Portrait of translator Julia Sanches

As a Brazilian who grew up all over Europe and the Americas – in the U.S., Mexico, and Switzerland, to name a few – I have never not been a translator, if translating means refashioning an experience in another language

What was your path to becoming a reader – what did you read as a child and what role did storytelling play in your younger years? Was there one book in particular that captured your imagination?

I remember, shortly before my family moved from the United States to Mexico, that my teacher and classmates gave me a copy of Roald Dahl’s Matilda. They’d all signed it, wishing me the best, I assume; I’ve lost that book since. Let’s say that book captured my imagination, much as I have almost no recollection of the experience, if only because it makes for a good story. 

My grandfather, on my mother’s side, was a great storyteller. In Brazil, he would devise treasure hunts that would take us into the thick of the rainforest and then out onto a rock on the edge of the ocean. He’d point to vultures circling above an island and tell my cousins and me that they were Peter Pan’s Lost Boys. He’d terrify me with tales of a woman who’d been buried alive… 

Tell us about your path to becoming a translator. Were there any books that inspired you to embark on this career? 

As a Brazilian who grew up all over Europe and the Americas – in the U.S., Mexico, and Switzerland, to name a few – I have never not been a translator, if translating means refashioning an experience in another language. 

At school, I wasn’t taught to read translations in a way that considers the translator as part of the aesthetic experience (I don’t think many people are), so I only realised literary translation was something people did when I encountered a translation that wasn’t especially good. It’s when I noticed the power of a translator’s choices. Then I started tinkering, at first with poetry. The rest is history. (I do wish my origin story as a translator didn’t involve reading a bad translation. Maybe I should make up a new one.)

What are your reading habits under normal circumstances? Which book or books are you reading at the moment, and why? 

What are normal circumstances…?

The way I choose what to read is half haphazard, half very intentional. The intentional part has to do with what I’m translating. As I said above, I read a lot of companion books to my translations, which can take me to unexpected places (but also takes up a significant portion of my reading time).  

I am one of this year’s judges for the National Book Award, so right now I am reading for that, which means I can’t talk about it. (Picture me winking.) 

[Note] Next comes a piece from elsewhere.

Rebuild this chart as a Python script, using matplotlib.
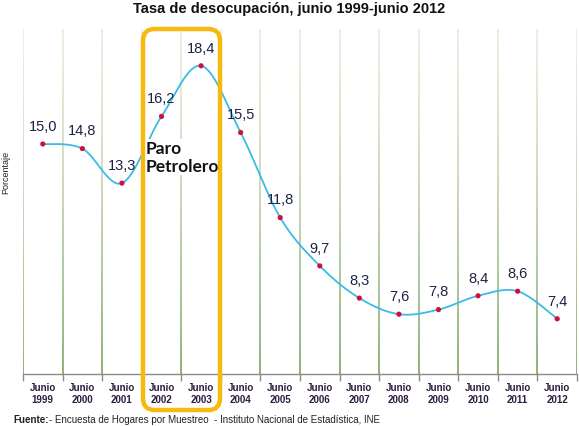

Tell us about a book originally written in the language from which you translate that you would recommend to English readers. How has it left a lasting impression on you?

I translate from three languages that are spoken by close to 500 million, so it’s kind of hard to narrow it down, but I always find myself going back to Clarice Lispector’s stories. As a reader, I don’t care much for plot. What I’m interested in is seeing the ordinary in a completely new, unusual light. And this is something that Lispector excels at. 

 

The Bitch

Which work of translated fiction do you wish you had translated yourself, and what aspects of this particular work do you admire most?

Pilar Quintana’s The Bitch. The way she is able to create atmosphere, foreboding, out of so little… (Lisa Dillman’s translation is flawless, just to be clear.)

Do you have a favourite International Booker Prize-winning or shortlisted novel and, if so, why?

Raduan Nassar’s A Cup of Rage. It’s a slim, fireball of a novella. So much energy and intensity packed into, I believe, eighty pages… The translation is astonishing as well. 

What role do you think translated fiction plays in promoting a more inclusive and diverse literary canon, and how can we encourage more people to read it? 

Translated fiction is a fact of literature. Not reading it is like depriving yourself of the vast majority of the food pyramid. A canon without translated literature is undernourished. Anemic. It has scurvy. A vitamin-D deficiency. You get the idea. I can’t wait until we don’t have to ask or answer this question anymore. 

(I should note that it’s only English readers who need to be encouraged to read translated literature. Readers everywhere else read books translated from other languages without having to be cajoled.)